I think it started when we discussed how when you first smell that horrible "onion gone bad" odor emanating from one of your prepubescent children, the main thing you need to do (besides offer up some deodorant) is make sure that they know how to bathe properly. Because all moms know, the 30 second shower that most kids take most likely entails them standing under the water, working up a small pouf of lather in their hair and maybe getting the bar of soap wet. So it's your duty, as someone with a nose, to ensure that they get soap in all of their now-ripe nooks and crannies.
At this point in the conversation, one of my friends turned to me and said, "And I have no idea how you get clean without washcloths, Jenny."

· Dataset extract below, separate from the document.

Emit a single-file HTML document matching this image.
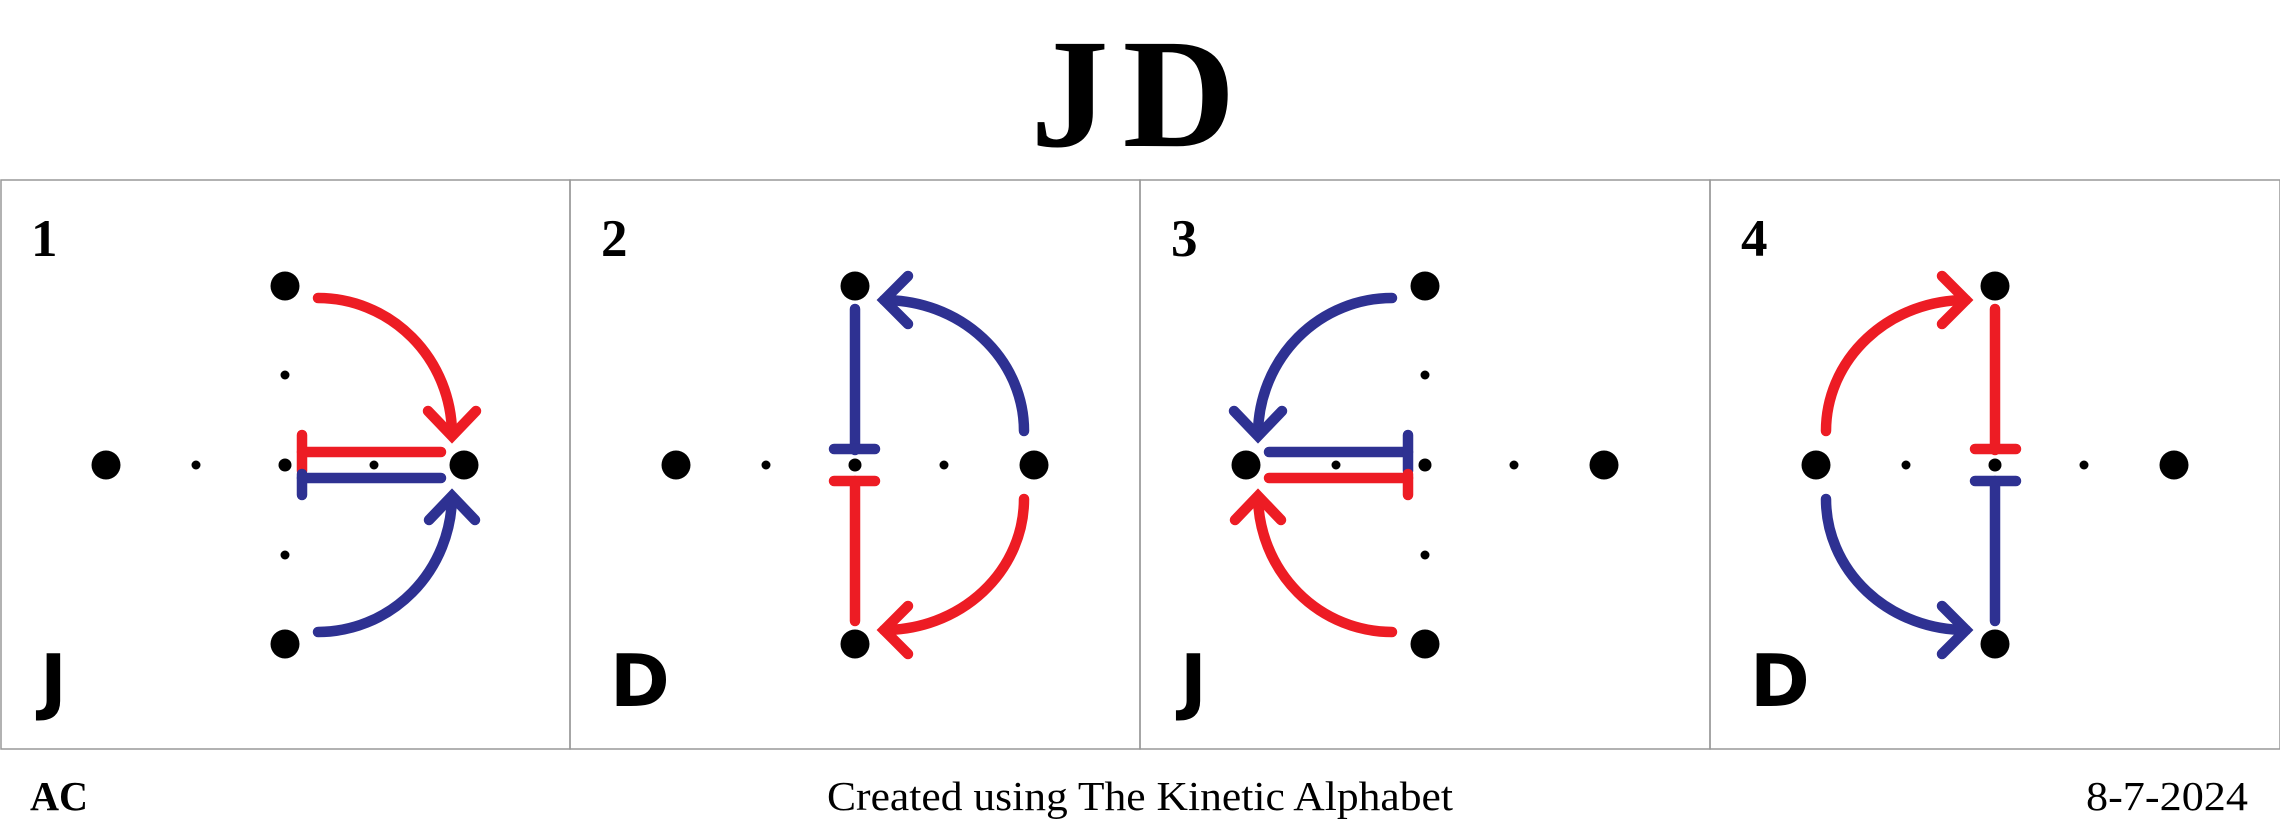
<!DOCTYPE html>
<html><head><meta charset="utf-8"><style>
html,body{margin:0;padding:0;background:#fff;}
svg{display:block;}
</style></head><body>
<svg id="chart" width="2280" height="840" viewBox="0 0 2280 840" xmlns="http://www.w3.org/2000/svg">
<text x="1140" y="146" text-anchor="middle" font-family="Liberation Serif, serif" font-weight="bold" font-size="156" letter-spacing="14">JD</text>
<text x="30" y="810" font-family="Liberation Serif, serif" font-weight="bold" font-size="41" textLength="58" lengthAdjust="spacingAndGlyphs">AC</text>
<text x="827" y="810" font-family="Liberation Serif, serif" font-size="41" textLength="626" lengthAdjust="spacingAndGlyphs">Created using The Kinetic Alphabet</text>
<text x="2086" y="810" font-family="Liberation Serif, serif" font-size="41" textLength="162" lengthAdjust="spacingAndGlyphs">8-7-2024</text>
</svg>
<script>
const panelNumbers = ["1","2","3","4"];
const panelLetters = ["J","D","J","D"];
const panelTypes = ["A","B","A","B"];
const panelMirror = [false,false,true,true];
const RED="#ed1c24", BLUE="#2e3192";
const NS="http://www.w3.org/2000/svg";
const svg=document.getElementById('chart');
function mk(tag,attrs,parent){const e=document.createElementNS(NS,tag);for(const k in attrs)e.setAttribute(k,attrs[k]);parent.appendChild(e);return e;}
const shapesA=[
 ["M318,298 A134,137 0 0 1 452,433","a"],["M428,411 L452,436 L476,411","a"],
 ["M302,452 H441","a"],["M302,435 V471","a"],
 ["M302,478 H441","b"],["M302,474 V495","b"],
 ["M318,632 A134,137 0 0 0 452,497","b"],["M429,520 L452,496 L475,520","b"]];
const shapesB=[
 ["M285,309 V450","b"],["M264,449 H305","b"],
 ["M264,481 H305","a"],["M285,481 V621","a"],
 ["M454,431 A140,131 0 0 0 314,300","b"],["M338,276 L314,300 L338,324","b"],
 ["M454,499 A140,131 0 0 1 314,630","a"],["M338,606 L314,630 L338,654","a"]];
for(let i=0;i<4;i++){
 const px=i*570;
 const g=mk('g',{transform:`translate(${px},0)`},svg);
 
 
 const r=mk('rect',{x:i===0?1:0,y:180,width:i===0?569:570,height:569,fill:'none',stroke:'#999','stroke-width':1.5},g);
 
 
 const n=mk('text',{x:31,y:256,'font-family':'Liberation Serif, serif','font-weight':'bold','font-size':53},g);
 n.textContent=panelNumbers[i];
 
 
 const l=mk('text',{x:40,y:706,'font-family':'DejaVu Sans, sans-serif','font-weight':'bold','font-size':72},g);
 l.textContent=panelLetters[i];
 
 
 const d=mk('g',{transform:panelMirror[i]?'translate(570,0) scale(-1,1)':''},g);
 
 
 [[106,465,14.5],[464,465,14.5],[285,286,14.5],[285,644,14.5],[196,465,4.5],[374,465,4.5],[285,375,4.5],[285,555,4.5],[285,465,6.5]].forEach(c=>{
  const dot=mk('circle',{cx:c[0],cy:c[1],r:c[2],fill:'#000'},d);
  
  
 });
 const shapes=panelTypes[i]==="A"?shapesA:shapesB;
 shapes.forEach(s=>{
  let col=s[1]==="a"?RED:BLUE;
  if(panelMirror[i]) col=(col===RED)?BLUE:RED;
  const p=mk('path',{d:s[0],fill:'none',stroke:col,'stroke-width':10.5,'stroke-linecap':'round','stroke-linejoin':'miter'},d);
  
  
 });
}
</script>
</body></html>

You know, the fact that my friend knows that I am not a washcloth-in-the-shower person didn't strike me as odd, as some of you 16 readers may think. My friendships are kind of a black or white thing in my life. If we are friends, we are FRIENDS. I have very few people in my life whom I would consider mere acquaintances, once we have spent a fair amount of time together we will walk away knowing more than we probably should about one another. I can tell you which one of my friends fakes orgasms, which ones keep their ladygardens smooth and Kojak-ey and which ones go au naturel, which ones would rather be eviscerated than spend more than 5 minutes with their in-laws, I even know which friends have peed their pants at Target (more than you'd think). We know things about each other.
So, when Friend brought up my washcloth issue, suddenly I felt the eyes of the women all alighting upon me. I stammered, "What do you mean? I use soap." Another friend said, "Seriously, Jenny? No washcloths?" like she just found out that in my spare time I eat babies. I felt instant shame and wondered if perhaps I had dark tendrils of stinky fumes rising from me, ala' Pig Pen.
I don't use washcloths in the shower. Maybe at one time I did. I know that when my angels were still in the "bath time" era, we used washcloths with them, I still have the stringy, faded Spiderman and Hello Kitty terry cloth squares as proof of that. It's not a big deal in my hygienic life, I don't have some fabric-phobia or some scary Howie Mandelish germ issues. I just don't use 'em. I lather up, rinse off. If I'm feeling crazy I'll shave my legs; super crazy, and the pits too (this part of the routine changes if I happen to have a victim, of course, but let's just say that for the past several months I have been a bristly bitch). As far as I know I don't stink, but believe me, as I walked home from this little Inquisition I felt filthy and dirty. I felt like a RenFest performer, minus the stained green tights.
And worse than that, I started to feel guilt...you see, my children have evolved from washcloth in the tub people to no washcloth in the shower people. I started to fret that I had passed some disgusting hobo-habit onto my brood. Were they the smelly kids at school? Were kids secretly whispering about those reeking Jenny bastards?
I'm the first to admit that there are times when one of my darling offspring will settle next to me on a couch and the smell of ass hits me in the nose like a boxing glove. That's when you employ the "Hey, maybe it's a good night for a shower" talk. After that, though, no more ass smell. As far as I knew, our washcloth-free zone had the olfactory seal of approval. But then I started to wonder, maybe it's because we are all used to our stench...maybe it's like the person who lives in a den of cat urine and can't smell it anymore...maybe we did, indeed, smell.
So, I did what any rational, insecure, fraught-with-self doubt person would do. I started a poll on facebook. I didn't get thousands of replies (ok, I got about 20) but the overwhelming majority answered, loud and clear, "NO WASHCLOTH". There was one person who just answered "Ewww", which I don't know was "ewww" to no washcloths or "ewww" in regards to washcloths, so I took that as a check in my favor. Vindication. I felt good.
I felt squeaky clean, dammit. Washcloth or not.